Upload data into Pharos

Uploading data to Pharos has to be done via the web portal. As Pharos is still in beta testing, some features like password reset are clunky. We strongly recommend using a password manager like bitwarden to store your credentials.

  1. Click on your username

  2. Click New Project or select an existing project

  3. Click create new dataset - below you can see the pre-determined units for different measures create new dataset

  4. Click add rows from CSV

After adding the the rows, the data will be validated against the PHAROS schema. Valid columns will be highlighted in a light green and invalid columns in a light red.

pharos upload
pharos upload

If you click publish, a validation report will be generated an any issues will be noted.

pharos validation report ## Improve data for upload


# fix dead or alive
becker_pharos_da <- becker_pharos |>
  dplyr::mutate(`Dead or alive` = dplyr::case_when(
    FALSE ~ "dead",
    TRUE ~ "alive"
  ))

## add in ncbi taxa ids because we like standardization :) 

host_taxa <- taxize::get_uid(becker_pharos_da$`Host species`)
#> No ENTREZ API key provided
#>  Get one via taxize::use_entrez()
#> See https://ncbiinsights.ncbi.nlm.nih.gov/2017/11/02/new-api-keys-for-the-e-utilities/
#> ══  2 queries  ═══════════════
#> 
#> Retrieving data for taxon 'Desmodus rotundus'
#> ✔  Found:  Desmodus+rotundus
#> 
#> Retrieving data for taxon 'Desmodus rotundus'
#> ✔  Found:  Desmodus+rotundus
#> ══  Results  ═════════════════
#> 
#> • Total: 2 
#> • Found: 2 
#> • Not Found: 0
becker_pharos_da$`Host species NCBI tax ID` <- host_taxa

detection_target_taxa <- taxize::get_uid(becker_pharos_da$`Detection target`)
#> No ENTREZ API key provided
#>  Get one via taxize::use_entrez()
#> See https://ncbiinsights.ncbi.nlm.nih.gov/2017/11/02/new-api-keys-for-the-e-utilities/
#> ══  2 queries  ═══════════════
#> 
#> Retrieving data for taxon 'Coronaviridae'
#> ✔  Found:  Coronaviridae
#> 
#> Retrieving data for taxon 'Coronaviridae'
#> ✔  Found:  Coronaviridae
#> ══  Results  ═════════════════
#> 
#> • Total: 2 
#> • Found: 2 
#> • Not Found: 0
becker_pharos_da$`Detection target NCBI tax ID` <- detection_target_taxa

pathogen_taxa <- taxize::get_uid(becker_pharos_da$Pathogen)
#> No ENTREZ API key provided
#>  Get one via taxize::use_entrez()
#> See https://ncbiinsights.ncbi.nlm.nih.gov/2017/11/02/new-api-keys-for-the-e-utilities/
#> ══  2 queries  ═══════════════
#> 
#> Retrieving data for taxon 'Alphacoronavirus'
#> ✔  Found:  Alphacoronavirus
#> 
#> Retrieving data for taxon ''
#> Not found.
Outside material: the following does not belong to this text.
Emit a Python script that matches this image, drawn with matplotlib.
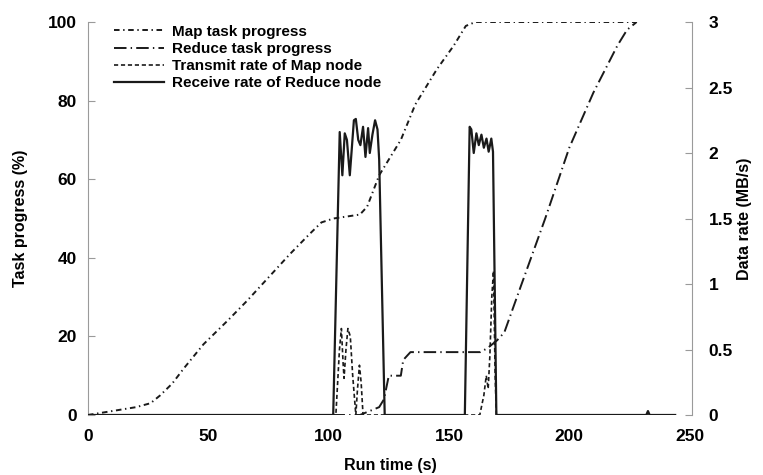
import matplotlib as mpl
mpl.use('Agg')
import matplotlib.pyplot as plt

plt.rcParams['font.family'] = ['Liberation Sans', 'DejaVu Sans']
plt.rcParams['font.weight'] = 'bold'
plt.rcParams['lines.scale_dashes'] = False

# task progress (%), left axis
map_t = [0, 10, 20, 26, 30, 35, 40, 48, 58, 66, 75, 84, 92, 97, 102, 113, 116, 121,
         130, 136, 145, 152, 157, 161, 228]
map_p = [0, 1, 2, 3, 5, 8, 12, 18, 24, 29, 35, 41, 46, 49, 50, 51, 53, 61,
         70, 79, 88, 94, 99, 100, 100]

red_t = [0, 113, 121, 123, 125, 130, 131, 134, 163, 166, 170, 173, 180, 190, 200,
         210, 220, 224, 228]
red_p = [0, 0, 2, 4, 10, 10, 14, 16, 16, 17, 19, 21, 33, 50, 68, 82, 94, 98, 100]

# data rate (MB/s), right axis
rx_t = [0, 101.9, 104.6, 105.7, 106.7, 107.6, 108.8, 110.5, 111.3, 112.3, 113.2,
        114.3, 115.3, 116.4, 117.1, 118.2, 119.3, 120.3, 121.0, 123.3,
        156.6, 158.6, 159.3, 160.3, 161.4, 162.4, 163.5, 164.5, 165.6, 166.5,
        167.6, 168.3, 169.7, 232.0, 232.7, 233.4, 244]
rx_r = [0, 0, 2.16, 1.83, 2.15, 2.1, 1.83, 2.25, 2.26, 2.10, 2.06,
        2.20, 1.97, 2.19, 2.0, 2.14, 2.25, 2.18, 1.95, 0,
        0, 2.2, 2.18, 2.0, 2.15, 2.06, 2.14, 2.04, 2.11, 2.01,
        2.11, 2.01, 0, 0, 0.03, 0, 0]

tx_t = [0, 103, 104.5, 105.3, 106, 106.4, 107.2, 108, 109, 110, 111.3, 112, 112.8,
        113.5, 114.3, 162.8, 164.5, 165.5, 166.3, 167, 167.8, 168.5, 169.2, 169.7, 244]
tx_r = [0, 0, 0.5, 0.66, 0.4, 0.28, 0.5, 0.66, 0.6, 0.3, 0, 0.2, 0.38,
        0.25, 0, 0, 0.15, 0.3, 0.2, 0.45, 0.9, 1.1, 0.3, 0, 0]

ink = '#1a1a1a'
grey = '#9a9a9a'

fig = plt.figure(figsize=(7.63, 4.75), dpi=100)
ax = fig.add_axes([88/763, 1-415/475, 604/763, 393/475])
ax2 = ax.twinx()

l1, = ax.plot(map_t, map_p, color=ink, lw=1.4, dashes=[4, 2.6, 1, 2.6],
              label='Map task progress')
l2, = ax.plot(red_t, red_p, color=ink, lw=1.4, dashes=[9, 3, 1, 3],
              label='Reduce task progress')
l3, = ax2.plot(tx_t, tx_r, color=ink, lw=1.2, dashes=[3, 2],
               label='Transmit rate of Map node')
l4, = ax2.plot(rx_t, rx_r, color=ink, lw=1.6, label='Receive rate of Reduce node')

ax.set_xlim(0, 251)
ax.set_ylim(0, 100)
ax2.set_ylim(0, 3)
ax.set_xticks([0, 50, 100, 150, 200, 250])
ax.set_yticks([0, 20, 40, 60, 80, 100])
ax2.set_yticks([0, 0.5, 1, 1.5, 2, 2.5, 3])
ax2.set_yticklabels(['0', '0.5', '1', '1.5', '2', '2.5', '3'])

for a in (ax, ax2):
    for s in ('top', 'bottom'):
        a.spines[s].set_visible(False)
    a.spines['left'].set_color(grey)
    a.spines['right'].set_color(grey)
ax.spines['right'].set_visible(False)
ax2.spines['left'].set_visible(False)

ax.tick_params(axis='y', direction='in', length=5, color=grey, labelsize=12.5, pad=8)
ax.tick_params(axis='x', length=0, labelsize=12.5, pad=10)
ax2.tick_params(axis='y', which='major', direction='in', length=5, color=grey,
                labelsize=12.5, pad=12)

ax.set_xlabel('Run time (s)', fontsize=11.5, fontweight='bold', labelpad=10)
ax.set_ylabel('Task progress (%)', fontsize=11.5, fontweight='bold', labelpad=14)
ax2.set_ylabel('Data rate (MB/s)', fontsize=11.5, fontweight='bold', labelpad=3)

ax2.legend(handles=[l1, l2, l3, l4], loc='upper left', bbox_to_anchor=(0.025, 1.02),
           frameon=False, fontsize=11, handlelength=3.3, handletextpad=0.5,
           labelspacing=0.2, borderaxespad=0.3)

fig.savefig('out.png', dpi=100)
Consider checking the spelling or alternate classification
#> ══  Results  ═════════════════
#> 
#> • Total: 2 
#> • Found: 1 
#> • Not Found: 0
becker_pharos_da$`Pathogen NCBI tax ID` <- pathogen_taxa

### write the csv

# readr::write_csv(becker_pharos_da,file = "wdds_to_pharos_example_corrected.csv")

Pharos doesn’t like NA’s

Pharos says that instead of using NA for items without values, we should leave them blank.

On no we need blanks not NA
On no we need blanks not NA

# use the built in function na_to_blank 
beck_pharos_drop_nas <- na_to_blank(becker_pharos_da)


# readr::write_csv(beck_pharos_drop_nas,file = "wdds_to_pharos_example_final_final.csv")
  

Get yourself a treat - you just created a dataset ready to be shared on Pharos!